## What to work on
Retype only the lines running from the beginning of the entries below to the line with "sig_single_y = [5.1, 2.0]", both included. Do not include pictures.

## Information provided
——————

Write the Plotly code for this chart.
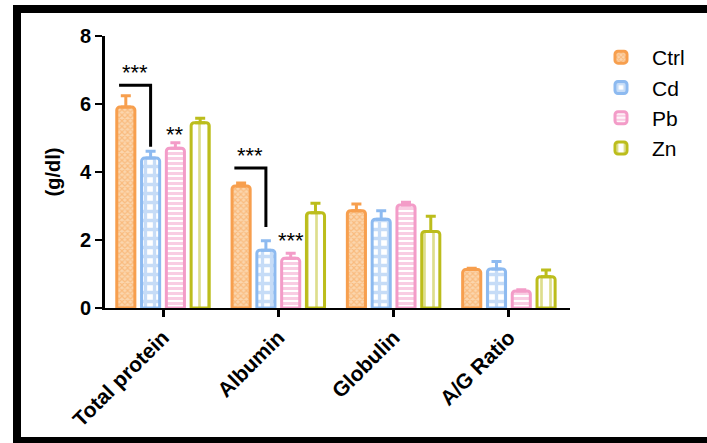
import plotly.graph_objects as go

# ---------------- data ----------------
categories = ["Total protein", "Albumin", "Globulin", "A/G Ratio"]
groups = ["Ctrl", "Cd", "Pb", "Zn"]
ctrl_mean = [5.91, 3.59, 2.86, 1.13]
ctrl_err = [0.33, 0.09, 0.20, 0.04]
cd_mean = [4.41, 1.70, 2.61, 1.15]
cd_err = [0.20, 0.28, 0.25, 0.22]
pb_mean = [4.70, 1.46, 3.03, 0.50]
pb_err = [0.16, 0.15, 0.08, 0.04]
zn_mean = [5.45, 2.80, 2.25, 0.92]
zn_err = [0.13, 0.28, 0.45, 0.20]

# significance marks
sig_bracket_cat = [0, 1]          # brackets Ctrl -> Cd
sig_bracket_top = [6.55, 4.12]
sig_bracket_bottom = [4.74, 2.38]
sig_bracket_text = ["***", "***"]
sig_single_cat = [0, 1]
sig_single_bar = [2, 2]           # Pb bars
sig_single_text = ["**", "***"]
sig_single_y = [5.1, 2.0]

y_ticks = [0, 2, 4, 6, 8]

# ---------------- style ----------------
colors = ["#F79F4E", "#8DBAF0", "#F39CC8", "#BCBD1C"]
patterns = [
    dict(shape="x", fgcolor="#F79F4E", bgcolor="#FBD6AE", size=4, solidity=0.5),
    dict(shape="+", fgcolor="#8DBAF0", bgcolor="white", size=9, solidity=0.6),
    dict(shape="-", fgcolor="#F39CC8", bgcolor="white", size=5, solidity=0.6),
    dict(shape="|", fgcolor="#BCBD1C", bgcolor="white", size=9, solidity=0.3),
]
means = [ctrl_mean, cd_mean, pb_mean, zn_mean]
errs = [ctrl_err, cd_err, pb_err, zn_err]

BARGAP = 0.14
BARGROUPGAP = 0.27
FONT = "Liberation Sans, Arial, sans-serif"

fig = go.Figure()
for i, g in enumerate(groups):
    fig.add_trace(go.Bar(
        name=g, x=categories, y=means[i],
        marker=dict(color=colors[i], pattern=patterns[i],
                    line=dict(color=colors[i], width=3), cornerradius=3),
        error_y=dict(type="data", array=errs[i], arrayminus=[0] * len(errs[i]),
                     symmetric=False, color=colors[i], thickness=3, width=5),
    ))

# plot area in pixels
W, H = 707, 443
L, R, T, B = 105, 570, 36, 308


def px_x(px):
    return (px - L) / (R - L)


def px_y(py):
    return (B - py) / (B - T)


slot = (1 - BARGAP) / 4
barw = slot * (1 - BARGROUPGAP)


def bar_center(cat, k):
    return cat + (k - 1.5) * slot


shapes = []
annotations = []
for c, top, bot, txt in zip(sig_bracket_cat, sig_bracket_top, sig_bracket_bottom, sig_bracket_text):
    x0 = bar_center(c, 0) - barw / 2 + 0.02
    x1 = bar_center(c, 1)
    shapes.append(dict(type="path", xref="x", yref="y",
                       path=f"M {x0} {top} L {x1} {top} L {x1} {bot}",
                       line=dict(color="black", width=3)))
    annotations.append(dict(x=(x0 + x1) / 2, y=top, xref="x", yref="y", text=txt,
                            showarrow=False, yanchor="bottom", yshift=-2,
                            font=dict(size=22, color="black", family=FONT)))
for c, k, txt, y in zip(sig_single_cat, sig_single_bar, sig_single_text, sig_single_y):
    annotations.append(dict(x=bar_center(c, k), y=y, xref="x", yref="y", text=txt,
                            showarrow=False, yanchor="middle",
                            font=dict(size=22, color="black", family=FONT)))

# outer black frame (left, top, bottom)
shapes += [
    dict(type="rect", xref="paper", yref="paper", x0=px_x(13), x1=px_x(21),
         y0=px_y(443), y1=px_y(5), fillcolor="black", line=dict(width=0), layer="above"),
    dict(type="rect", xref="paper", yref="paper", x0=px_x(13), x1=px_x(707),
         y0=px_y(13), y1=px_y(5), fillcolor="black", line=dict(width=0), layer="above"),
    dict(type="rect", xref="paper", yref="paper", x0=px_x(13), x1=px_x(707),
         y0=px_y(443), y1=px_y(437), fillcolor="black", line=dict(width=0), layer="above"),
]

fig.update_layout(
    width=W, height=H,
    margin=dict(l=L, r=W - R, t=T, b=H - B, pad=0),
    paper_bgcolor="white", plot_bgcolor="white",
    barmode="group", bargap=BARGAP, bargroupgap=BARGROUPGAP,
    font=dict(family=FONT, color="black"),
    shapes=shapes, annotations=annotations,
    legend=dict(x=px_x(590), y=px_y(37), xanchor="left", yanchor="top",
                font=dict(size=21, family=FONT), itemwidth=52,
                bgcolor="rgba(0,0,0,0)"),
    showlegend=True,
)
fig.update_xaxes(
    range=[-0.503, 3.53], showline=True, linecolor="black", linewidth=2,
    ticks="outside", ticklen=7, tickwidth=3, tickcolor="black",
    tickangle=-45, tickfont=dict(size=21, family=FONT, weight="bold"),
    showgrid=False, zeroline=False,
)
fig.update_yaxes(
    range=[0, 8], tickvals=y_ticks, showline=True, linecolor="black", linewidth=3,
    ticks="outside", ticklen=7, tickwidth=2, tickcolor="black",
    tickfont=dict(size=20, family=FONT, weight="bold"),
    title=dict(text="(g/dl)", font=dict(size=20, family=FONT, weight="bold"), standoff=14),
    showgrid=False, zeroline=False,
)

fig.write_html("out.html", config={"displayModeBar": False},
               post_script="document.body.style.margin='0';document.body.style.overflow='hidden';"
                           "document.documentElement.style.overflow='hidden';")
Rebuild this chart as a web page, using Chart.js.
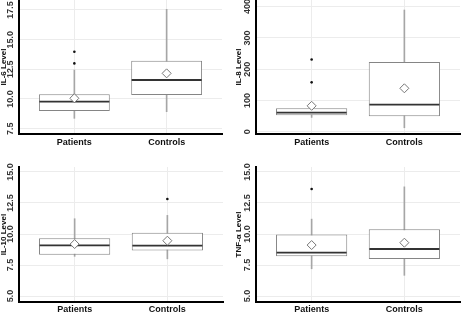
<!DOCTYPE html>
<html>
<head>
<meta charset="utf-8">
<script src="https://cdn.jsdelivr.net/npm/chart.js@4/dist/chart.umd.min.js"></script>
<style>
    html, body { margin: 0; padding: 0; background: #fff; }
    #wrap { position: relative; width: 464px; height: 316px; }
    .panel { position: absolute; width: 232px; height: 158px; }
</style>
</head>
<body>
<div id="wrap">
    <div class="panel" style="left:0;top:0"><canvas id="il6" width="232" height="158"></canvas></div>
    <div class="panel" style="left:232px;top:0"><canvas id="il8" width="232" height="158"></canvas></div>
    <div class="panel" style="left:0;top:158px"><canvas id="il10" width="232" height="158"></canvas></div>
    <div class="panel" style="left:232px;top:158px"><canvas id="tnf" width="232" height="158"></canvas></div>
</div>
<script>
var categories = ['Patients', 'Controls'];

// IL-6
var il6Low = [8.37, 8.93];
var il6Q1 = [8.99, 10.34];
var il6Median = [9.77, 11.6];
var il6Q3 = [10.4, 13.23];
var il6High = [12.44, 17.55];
var il6Mean = [10.06, 12.16];
var il6OutlierGroup = ['Patients', 'Patients'];
var il6OutlierValue = [13.0, 13.98];
var il6Ticks = ['7.5', '10.0', '12.5', '15.0', '17.5'];

// IL-8
var il8Low = [46, 13];
var il8Q1 = [53, 50];
var il8Median = [61, 87];
var il8Q3 = [75, 223];
var il8High = [85, 389];
var il8Mean = [83, 139];
var il8OutlierGroup = ['Patients', 'Patients'];
var il8OutlierValue = [158, 231];
var il8Ticks = ['0', '100', '200', '300', '400'];

// IL-10
var il10Low = [8.2, 8.0];
var il10Q1 = [8.33, 8.68];
var il10Median = [9.09, 9.06];
var il10Q3 = [9.65, 10.1];
var il10High = [11.23, 11.5];
var il10Mean = [9.19, 9.46];
var il10OutlierGroup = ['Controls'];
var il10OutlierValue = [12.82];
var il10Ticks = ['5.0', '7.5', '10.0', '12.5', '15.0'];

// TNF-a
var tnfLow = [7.2, 6.67];
var tnfQ1 = [8.2, 7.98];
var tnfMedian = [8.5, 8.79];
var tnfQ3 = [9.97, 10.38];
var tnfHigh = [11.2, 13.8];
var tnfMean = [9.11, 9.3];
var tnfOutlierGroup = ['Patients'];
var tnfOutlierValue = [13.63];
var tnfTicks = ['5.0', '7.5', '10.0', '12.5', '15.0'];

Chart.defaults.font.family = '"Liberation Sans", Arial, sans-serif';

/**
 * Draws the y tick labels turned a quarter, reading upwards.
 */
var rotatedTicks = {
    id: 'rotatedTicks',
    afterDraw: function(chart, args, options) {
        var scale = chart.scales.y,
            ctx = chart.ctx;

        ctx.save();
        ctx.font = 'bold 9px "Liberation Sans", Arial, sans-serif';
        ctx.fillStyle = '#333';
        ctx.textAlign = 'center';
        ctx.textBaseline = 'middle';
        scale.ticks.forEach(function(tick, i) {
            ctx.save();
            ctx.translate(chart.chartArea.left - 8, scale.getPixelForValue(tick.value));
            ctx.rotate(-Math.PI / 2);
            ctx.fillText(options.labels[i], 0, 0);
            ctx.restore();
        });
        ctx.restore();
    }
};

function points(values) {
    return values.map(function(v, i) { return {x: i + 1, y: v}; });
}

function ranges(from, to) {
    return from.map(function(v, i) { return {x: i + 1, y: [v, to[i]]}; });
}

/**
 * One box plot panel.
 */
function boxPanel(id, s) {
    var outliers = s.outGroup.map(function(g, i) {
        return {x: categories.indexOf(g) + 1, y: s.outValue[i]};
    });

    return new Chart(document.getElementById(id), {
        type: 'bar',
        data: {
            datasets: [{
                data: ranges(s.low, s.high),
                backgroundColor: '#a6a6a6',
                barThickness: 1,
                grouped: false,
                order: 5
            }, {
                data: ranges(s.q1, s.q3),
                backgroundColor: '#fff',
                borderColor: '#858585',
                borderWidth: 1,
                borderSkipped: false,
                categoryPercentage: 0.8,
                barPercentage: 0.96,
                grouped: false,
                order: 4
            }, {
                type: 'line',
                data: points(s.median),
                showLine: false,
                pointStyle: 'line',
                pointRadius: 35,
                pointBorderColor: '#333',
                pointBorderWidth: 1.8,
                order: 3
            }, {
                type: 'line',
                data: points(s.mean),
                showLine: false,
                pointStyle: 'rectRot',
                pointRadius: 4.5,
                pointBackgroundColor: '#fff',
                pointBorderColor: '#777',
                pointBorderWidth: 1,
                order: 2
            }, {
                type: 'line',
                data: outliers,
                showLine: false,
                pointStyle: 'circle',
                pointRadius: 1.3,
                pointBackgroundColor: '#111',
                pointBorderColor: '#111',
                pointBorderWidth: 0,
                order: 1
            }]
        },
        options: {
            responsive: false,
            animation: false,
            events: [],
            layout: {padding: s.padding, autoPadding: false},
            plugins: {
                legend: {display: false},
                tooltip: {enabled: false},
                rotatedTicks: {labels: s.ticks}
            },
            scales: {
                x: {
                    type: 'linear',
                    min: 0.4,
                    max: 2.6,
                    offset: false,
                    afterBuildTicks: function(scale) {
                        scale.ticks = categories.map(function(c, i) { return {value: i + 1}; });
                    },
                    afterFit: function(scale) { scale.height = s.xHeight; },
                    grid: {color: '#ececec', offset: false, drawTicks: false},
                    border: {color: '#000', width: 2},
                    ticks: {
                        padding: s.xPad,
                        color: '#111',
                        font: {size: 9, weight: 'bold'},
                        callback: function(v) { return categories[v - 1]; }
                    }
                },
                y: {
                    type: 'linear',
                    min: s.min,
                    max: s.max,
                    afterBuildTicks: function(scale) {
                        scale.ticks = s.ticks.map(function(t) { return {value: parseFloat(t)}; });
                    },
                    afterFit: function(scale) { scale.width = s.yWidth; },
                    grid: {color: '#ececec', drawTicks: false},
                    border: {color: '#000', width: 2},
                    ticks: {display: false},
                    title: {
                        display: true,
                        text: s.title,
                        color: '#111',
                        padding: 0,
                        font: {size: 8, weight: 'bold', lineHeight: 1}
                    }
                }
            }
        },
        plugins: [rotatedTicks]
    });
}

boxPanel('il6', {
    title: 'IL-6 Level', low: il6Low, q1: il6Q1, median: il6Median, q3: il6Q3, high: il6High,
    mean: il6Mean, outGroup: il6OutlierGroup, outValue: il6OutlierValue, ticks: il6Ticks,
    min: 7.05, max: 18.34,
    padding: {left: 0, right: 10, top: 0, bottom: 0}, yWidth: 19, xHeight: 24, xPad: 3
});

boxPanel('il8', {
    title: 'IL-8 Level', low: il8Low, q1: il8Q1, median: il8Median, q3: il8Q3, high: il8High,
    mean: il8Mean, outGroup: il8OutlierGroup, outValue: il8OutlierValue, ticks: il8Ticks,
    min: -7, max: 421,
    padding: {left: 3, right: 4, top: 0, bottom: 0}, yWidth: 21, xHeight: 24, xPad: 3
});

boxPanel('il10', {
    title: 'IL-10 Level', low: il10Low, q1: il10Q1, median: il10Median, q3: il10Q3, high: il10High,
    mean: il10Mean, outGroup: il10OutlierGroup, outValue: il10OutlierValue, ticks: il10Ticks,
    min: 4.52, max: 15.4,
    padding: {left: 0, right: 9, top: 9, bottom: 0}, yWidth: 19, xHeight: 14, xPad: 2
});

boxPanel('tnf', {
    title: 'TNF-α Level', low: tnfLow, q1: tnfQ1, median: tnfMedian, q3: tnfQ3, high: tnfHigh,
    mean: tnfMean, outGroup: tnfOutlierGroup, outValue: tnfOutlierValue, ticks: tnfTicks,
    min: 4.52, max: 15.4,
    padding: {left: 3, right: 4, top: 9, bottom: 0}, yWidth: 21, xHeight: 14, xPad: 2
});
</script>
</body>
</html>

——————

## The response
Write the Plotly code for this chart.
import plotly.graph_objects as go

# ---------------- data ----------------
categories = ["Total protein", "Albumin", "Globulin", "A/G Ratio"]
groups = ["Ctrl", "Cd", "Pb", "Zn"]
ctrl_mean = [5.91, 3.59, 2.86, 1.13]
ctrl_err = [0.33, 0.09, 0.20, 0.04]
cd_mean = [4.41, 1.70, 2.61, 1.15]
cd_err = [0.20, 0.28, 0.25, 0.22]
pb_mean = [4.70, 1.46, 3.03, 0.50]
pb_err = [0.16, 0.15, 0.08, 0.04]
zn_mean = [5.45, 2.80, 2.25, 0.92]
zn_err = [0.13, 0.28, 0.45, 0.20]

# significance marks
sig_bracket_cat = [0, 1]          # brackets Ctrl -> Cd
sig_bracket_top = [6.55, 4.12]
sig_bracket_bottom = [4.74, 2.38]
sig_bracket_text = ["***", "***"]
sig_single_cat = [0, 1]
sig_single_bar = [2, 2]           # Pb bars
sig_single_text = ["**", "***"]
sig_single_y = [5.1, 2.0]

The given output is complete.